··· Given information
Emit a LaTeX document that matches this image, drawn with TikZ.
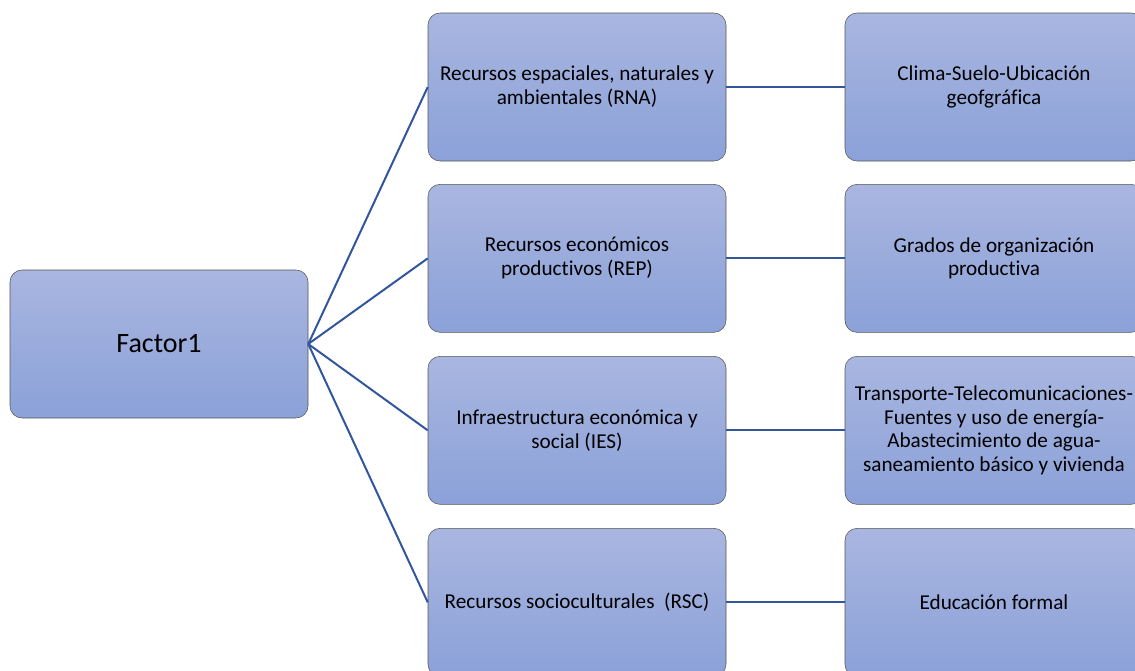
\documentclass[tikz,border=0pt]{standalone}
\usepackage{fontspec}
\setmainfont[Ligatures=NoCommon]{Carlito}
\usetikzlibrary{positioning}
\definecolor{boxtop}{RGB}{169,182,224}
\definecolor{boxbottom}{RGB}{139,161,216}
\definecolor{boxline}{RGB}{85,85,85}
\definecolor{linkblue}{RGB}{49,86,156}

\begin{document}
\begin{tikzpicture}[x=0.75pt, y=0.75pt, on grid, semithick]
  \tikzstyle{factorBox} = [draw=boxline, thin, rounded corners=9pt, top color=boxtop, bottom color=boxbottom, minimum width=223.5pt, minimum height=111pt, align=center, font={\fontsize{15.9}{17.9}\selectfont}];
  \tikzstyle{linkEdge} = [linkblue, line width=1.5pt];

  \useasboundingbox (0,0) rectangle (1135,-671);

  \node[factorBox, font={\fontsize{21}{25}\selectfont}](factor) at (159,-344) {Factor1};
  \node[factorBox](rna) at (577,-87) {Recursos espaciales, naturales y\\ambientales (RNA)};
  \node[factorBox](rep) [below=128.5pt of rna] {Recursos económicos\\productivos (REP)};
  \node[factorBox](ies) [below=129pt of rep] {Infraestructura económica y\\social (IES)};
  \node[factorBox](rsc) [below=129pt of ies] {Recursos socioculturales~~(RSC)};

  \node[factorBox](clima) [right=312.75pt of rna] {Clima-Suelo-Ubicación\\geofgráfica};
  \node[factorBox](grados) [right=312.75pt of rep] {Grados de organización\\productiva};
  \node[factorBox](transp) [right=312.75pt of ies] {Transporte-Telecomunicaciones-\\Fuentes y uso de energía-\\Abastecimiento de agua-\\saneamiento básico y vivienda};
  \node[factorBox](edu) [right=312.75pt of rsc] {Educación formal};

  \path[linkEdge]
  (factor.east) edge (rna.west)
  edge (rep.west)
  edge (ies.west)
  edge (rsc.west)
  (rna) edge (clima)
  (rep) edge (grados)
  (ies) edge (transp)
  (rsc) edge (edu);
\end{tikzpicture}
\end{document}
······
== Task details ==
Restate the data above exactly, stripping out each image.

== Finished exercise ==
Emit a LaTeX document that matches this image, drawn with TikZ.
\documentclass[tikz,border=0pt]{standalone}
\usepackage{fontspec}
\setmainfont[Ligatures=NoCommon]{Carlito}
\usetikzlibrary{positioning}
\definecolor{boxtop}{RGB}{169,182,224}
\definecolor{boxbottom}{RGB}{139,161,216}
\definecolor{boxline}{RGB}{85,85,85}
\definecolor{linkblue}{RGB}{49,86,156}

\begin{document}
\begin{tikzpicture}[x=0.75pt, y=0.75pt, on grid, semithick]
  \tikzstyle{factorBox} = [draw=boxline, thin, rounded corners=9pt, top color=boxtop, bottom color=boxbottom, minimum width=223.5pt, minimum height=111pt, align=center, font={\fontsize{15.9}{17.9}\selectfont}];
  \tikzstyle{linkEdge} = [linkblue, line width=1.5pt];

  \useasboundingbox (0,0) rectangle (1135,-671);

  \node[factorBox, font={\fontsize{21}{25}\selectfont}](factor) at (159,-344) {Factor1};
  \node[factorBox](rna) at (577,-87) {Recursos espaciales, naturales y\\ambientales (RNA)};
  \node[factorBox](rep) [below=128.5pt of rna] {Recursos económicos\\productivos (REP)};
  \node[factorBox](ies) [below=129pt of rep] {Infraestructura económica y\\social (IES)};
  \node[factorBox](rsc) [below=129pt of ies] {Recursos socioculturales~~(RSC)};

  \node[factorBox](clima) [right=312.75pt of rna] {Clima-Suelo-Ubicación\\geofgráfica};
  \node[factorBox](grados) [right=312.75pt of rep] {Grados de organización\\productiva};
  \node[factorBox](transp) [right=312.75pt of ies] {Transporte-Telecomunicaciones-\\Fuentes y uso de energía-\\Abastecimiento de agua-\\saneamiento básico y vivienda};
  \node[factorBox](edu) [right=312.75pt of rsc] {Educación formal};

  \path[linkEdge]
  (factor.east) edge (rna.west)
  edge (rep.west)
  edge (ies.west)
  edge (rsc.west)
  (rna) edge (clima)
  (rep) edge (grados)
  (ies) edge (transp)
  (rsc) edge (edu);
\end{tikzpicture}
\end{document}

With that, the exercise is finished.